* [Task requirements] Give back every line exactly as it appears, pictures excluded.

* [Recorded data]
<<<<
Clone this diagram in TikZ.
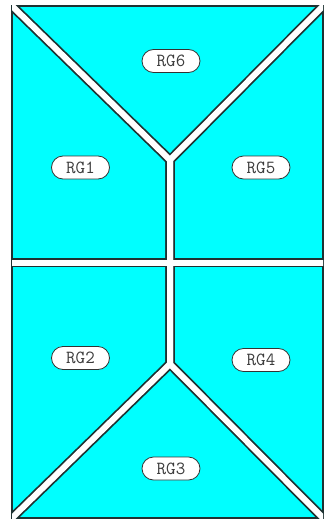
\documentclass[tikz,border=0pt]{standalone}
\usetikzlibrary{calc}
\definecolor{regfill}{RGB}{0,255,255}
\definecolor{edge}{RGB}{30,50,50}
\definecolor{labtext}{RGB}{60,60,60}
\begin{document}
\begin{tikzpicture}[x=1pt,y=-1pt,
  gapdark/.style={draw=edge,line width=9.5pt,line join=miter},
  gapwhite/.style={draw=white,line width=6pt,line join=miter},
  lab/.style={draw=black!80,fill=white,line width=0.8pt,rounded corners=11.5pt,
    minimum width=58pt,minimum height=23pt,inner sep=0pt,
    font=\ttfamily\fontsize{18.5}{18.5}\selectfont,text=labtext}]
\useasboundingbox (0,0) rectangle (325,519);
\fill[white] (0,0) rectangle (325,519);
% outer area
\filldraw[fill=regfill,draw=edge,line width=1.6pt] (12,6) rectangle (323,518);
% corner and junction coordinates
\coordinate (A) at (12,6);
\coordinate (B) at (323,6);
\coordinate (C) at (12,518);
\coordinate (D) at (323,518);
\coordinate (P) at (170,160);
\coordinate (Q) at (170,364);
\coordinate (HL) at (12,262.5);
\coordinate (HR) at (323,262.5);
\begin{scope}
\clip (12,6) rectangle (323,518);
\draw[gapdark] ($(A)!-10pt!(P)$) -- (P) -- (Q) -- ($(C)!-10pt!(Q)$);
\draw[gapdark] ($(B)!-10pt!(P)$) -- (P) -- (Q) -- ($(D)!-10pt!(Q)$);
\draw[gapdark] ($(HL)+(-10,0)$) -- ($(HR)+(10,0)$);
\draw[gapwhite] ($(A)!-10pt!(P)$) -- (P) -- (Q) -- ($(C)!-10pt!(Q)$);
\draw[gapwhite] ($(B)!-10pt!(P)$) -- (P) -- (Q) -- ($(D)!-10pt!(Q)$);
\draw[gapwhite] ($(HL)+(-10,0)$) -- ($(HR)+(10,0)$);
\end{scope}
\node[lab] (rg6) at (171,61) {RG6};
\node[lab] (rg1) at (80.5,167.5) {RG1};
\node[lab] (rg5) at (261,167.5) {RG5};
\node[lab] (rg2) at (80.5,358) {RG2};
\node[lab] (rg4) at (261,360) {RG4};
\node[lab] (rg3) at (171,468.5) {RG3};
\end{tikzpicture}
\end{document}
>>>>
* [Correct response]
Clone this diagram in TikZ.
\documentclass[tikz,border=0pt]{standalone}
\usetikzlibrary{calc}
\definecolor{regfill}{RGB}{0,255,255}
\definecolor{edge}{RGB}{30,50,50}
\definecolor{labtext}{RGB}{60,60,60}
\begin{document}
\begin{tikzpicture}[x=1pt,y=-1pt,
  gapdark/.style={draw=edge,line width=9.5pt,line join=miter},
  gapwhite/.style={draw=white,line width=6pt,line join=miter},
  lab/.style={draw=black!80,fill=white,line width=0.8pt,rounded corners=11.5pt,
    minimum width=58pt,minimum height=23pt,inner sep=0pt,
    font=\ttfamily\fontsize{18.5}{18.5}\selectfont,text=labtext}]
\useasboundingbox (0,0) rectangle (325,519);
\fill[white] (0,0) rectangle (325,519);
% outer area
\filldraw[fill=regfill,draw=edge,line width=1.6pt] (12,6) rectangle (323,518);
% corner and junction coordinates
\coordinate (A) at (12,6);
\coordinate (B) at (323,6);
\coordinate (C) at (12,518);
\coordinate (D) at (323,518);
\coordinate (P) at (170,160);
\coordinate (Q) at (170,364);
\coordinate (HL) at (12,262.5);
\coordinate (HR) at (323,262.5);
\begin{scope}
\clip (12,6) rectangle (323,518);
\draw[gapdark] ($(A)!-10pt!(P)$) -- (P) -- (Q) -- ($(C)!-10pt!(Q)$);
\draw[gapdark] ($(B)!-10pt!(P)$) -- (P) -- (Q) -- ($(D)!-10pt!(Q)$);
\draw[gapdark] ($(HL)+(-10,0)$) -- ($(HR)+(10,0)$);
\draw[gapwhite] ($(A)!-10pt!(P)$) -- (P) -- (Q) -- ($(C)!-10pt!(Q)$);
\draw[gapwhite] ($(B)!-10pt!(P)$) -- (P) -- (Q) -- ($(D)!-10pt!(Q)$);
\draw[gapwhite] ($(HL)+(-10,0)$) -- ($(HR)+(10,0)$);
\end{scope}
\node[lab] (rg6) at (171,61) {RG6};
\node[lab] (rg1) at (80.5,167.5) {RG1};
\node[lab] (rg5) at (261,167.5) {RG5};
\node[lab] (rg2) at (80.5,358) {RG2};
\node[lab] (rg4) at (261,360) {RG4};
\node[lab] (rg3) at (171,468.5) {RG3};
\end{tikzpicture}
\end{document}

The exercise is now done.